Adèle* est une femme d’une cinquantaine d’année qui teste le dispositif de horse coaching pour la première fois. Elle n’a jamais fait de groupe. D’emblée, elle apporte sa seule expérience de l’équitation sous la forme d’un rejet d’une monitrice autoritaire par un passage à l’acte : elle est descendue de cheval et est restée au milieu de la carrière pendant toute la reprise. Devant mes questions, Adèle est très défensive. Déjà thérapeute, elle a une explication pour tout et, comme je me laisse aller à lui demander de quoi elle a peur, elle dit n’avoir peur de rien. La relation avec moi ne s’instaure pas d’une manière satisfaisante et après une heure de dynamique de groupe et quelques exercices de préparation, nous décidons, d’explorer dans un dispositif équestre, le travail en liberté, les pistes de travail que chacun a identifié. Celle d’Adèle reste à un niveau de généralité tel que je ne vois pas très bien ce que l’on va pouvoir en faire. La voici, donc, au centre d’un rond de longe sous la responsabilité de mon épouse qui est restée à l’extérieur. Quelques minutes après le début de l’exercice, Adèle est prise d’une peur quasi panique au point où elle demande à mon épouse de rentrer dans l’enceinte.
On comprend ici que « quelque chose », un embryon de demande, trouve à s’exprimer avec ma femme (qui est une femme plus âgée qu’elle) ce qui n’a pu se faire avec moi dans la dynamique de groupe et encore moins avec la jeune monitrice d’équitation de l’expérience qu’elle a ramenée.
Je n’irai pas plus loin dans l’analyse de ce qui s’est joué inconsciemment ici.
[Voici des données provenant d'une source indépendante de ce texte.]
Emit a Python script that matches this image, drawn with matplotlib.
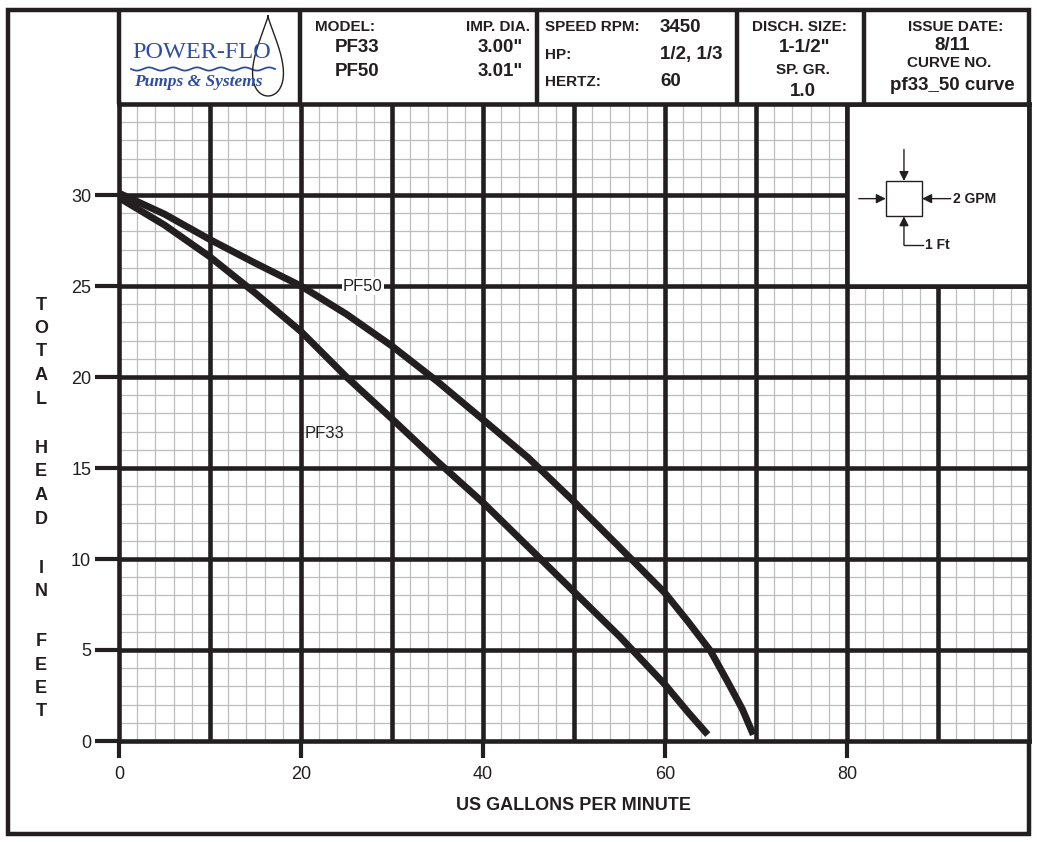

Mais il est important de remarquer que la complexité du dispositif, en proposant un cadre élargi, a permis, par un jeu de latéralisation du transfert, que quelque chose de nouveau fasse irruption, la peur, sous une forme qui puisse être reconnue et verbalisée.
Il me semble important de préciser ici, qu’à aucun moment, il n’est question d’interpréter le transfert. Il s’agit simplement d’en prendre acte pour que des effets induits se produisent conduisant à des actualisations d’affects avec lesquels il devient possible de travailler.
On pourrait s’interroger aussi sur ce qui se joue avec le cheval, quel fantasme soutient cette peur mais on rentrerait ici dans un processus d’analyse difficile qui n’a pas sa place dans le coaching, même approfondi tel que j’espère le pratiquer.
On voit, ici, l’intérêt d’avoir plusieurs animateurs et si possible de sexes différents. Voilà l’une des raisons, outre les raisons juridiques et la difficulté de réunir, chez une même personne, deux compétences pointues, qui me font travailler avec des moniteurs d’équitation qui me sont proche.
Il faut bien sur des animateurs sensibles au travail psychologique et à la dynamique de groupe et prévoir, avec eux, des moments d’échange pour tirer toute la richesse du dispositif.
Ici l’identification d’un transfert latéral par l’équipe d’animateurs a permis le déblocage de la situation.
Des transferts plus complexes, moins évidents, peuvent avoir lieu. En particulier le rapport à la théorie. Adèle par exemple utilise le décodage biologique, qui lui permet dit-elle, de remonter à la « cause » des souffrances. Là aussi, il serait intéressant, de travailler son rapport à cette théorie-là : pourquoi a-t-elle choisi celle-là, pour quoi y tient-elle autant, quelle place cette théorie « explicative » joue-t-elle dans son économie psychique…autant de questions fondamentales, dont je n’ai pas la réponse bien sûr à ce jour….même si je peux faire quelques hypothèses.
Je voudrai ici renvoyer à l’analyse quatrième qui est la forme de contrôle choisie par l’un des groupes de psychanalystes les plus passionnants (dit quatrième groupe) : il ne s’agit pas seulement, en supervision, de travailler le rapport subjectif de l’analyste à son analysant mais aussi le rapport de l’analyste à son superviseur, à ses théories et à celui ou ceux qui les ont enseignées. Voilà une saine pratique et il y aurait urgence à ce que nombreux groupes de coach mais aussi certaines officines lacaniennes en fassent leur hygiène.